In my recently published article on Security Dialogue, I focus on how professionals working in the border security industry ‘know’ border security practices. I investigate how border security professionals shape and circulate knowledge of border security practices at their main events – fairs and expos. In the article the reader is brought to four border security fairs across Europe and North America, one of which is the largest border security fair in the industry, Eagle Eye Exposition’s Annual Border Security Expo.
The first fair I attended in Budapest, at the World Border Security Congress, introduced me to a number of state-of-the-art technologies of border security and surveillance, such as sensors, scanners, and detectors, radars, biometric devices, drones, and even fence-mounted devices, among many others. I learned that these devices are materializations of particular forms of knowledge that is used in practice for social control and surveillance. There were also mostly men at the fairs, where I concluded that gender norms structure knowledge of border security practice.

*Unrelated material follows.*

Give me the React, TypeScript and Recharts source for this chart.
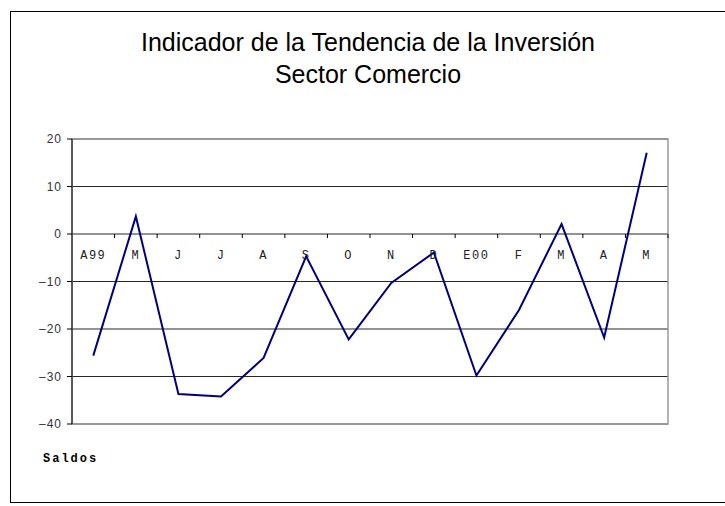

At the fairs we sat through many conference events, including a number of presentations and discussions. It is primarily through these presentations that knowledge is disseminating and circulated, and often I found this knowledge was scarce or shared behind closed doors. So not all knowledge about border security is easily accessed. A number of these presentations used representations of future threats, provoking a palpable unease in the audiences. These images of a threatening future were used to promote certain solutions to security problems. These solutions were often technological, and the presentations were used to facilitate the selling of a product.
I also encountered a number of contradictions at play at the fairs, which raised some important questions about how we respond ethically and politically to knowledge about border security practices. By scrutinizing these fairs we can lay the groundwork for alternative knowledges and alternative practices which can allow us to respond to the deadly effects of border security.